Liquidity crunch could devastate China's SMEs
Andrew Collier and Sara Hsu say a study of loans to China's SMEs shows their considerable reliance on the shadow banking system, raising their risk exposure to any liquidity crunch

What will happen to small business as China's economy slows? The country's small and medium-sized enterprises are an important part of the economy and even more integral to employment; they account for 60 per cent of gross domestic product but a full 82 per cent of employment. With China's GDP growth dropping from over 10 per cent three years ago to 7.5 per cent or below, SMEs are going to struggle, which could have a disastrous effect on China's future.

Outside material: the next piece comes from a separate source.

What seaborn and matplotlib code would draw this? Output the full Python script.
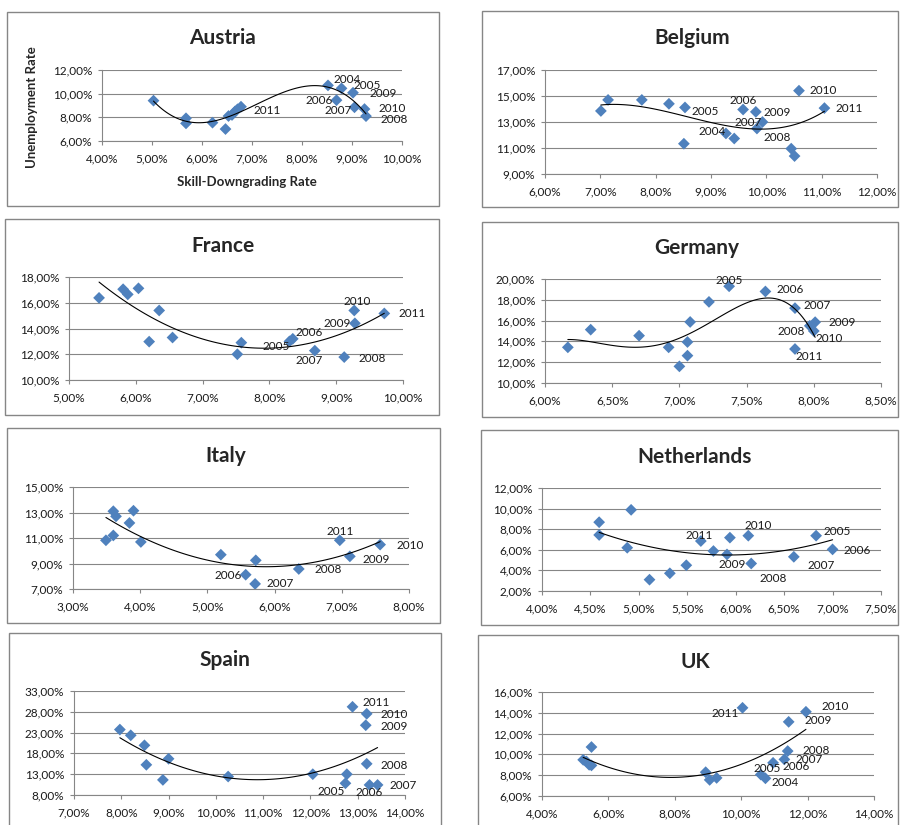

The biggest problem facing them is a shortage of capital. The five state-owned banks, which control half of all bank assets, are much happier lending to state firms because they are generally "too big to fail". Even the smaller city and commercial banks prefer local-government-backed companies to private enterprise.
That forces small businesses to rely on the shadow banking sector. The shadow banks in China include a wide gamut of enterprises, ranging from family and friends and private lending groups to giant trusts. Figures vary but, according to the People's Bank of China, these lenders accounted for 30 per cent of credit issued last year.
We recently conducted a study of SME bank loans in China for the Shadow Banking Working Group at Guangxi University, sponsored by Beijing's Central University of Finance and Economics.
We examined data for more than 4,000 SMEs in 2007 and 2011 in two surveys conducted by China's State Administration for Industry and Commerce and collected by the Chinese University of Hong Kong.
The results were dismaying. Loans from the official state and local banks, for the most part, go to the traditional sectors of the economy, including real estate, mining, manufacturing and older registered companies. The only non-traditional lending from the banks goes to firms whose net income "increases as a result of innovation".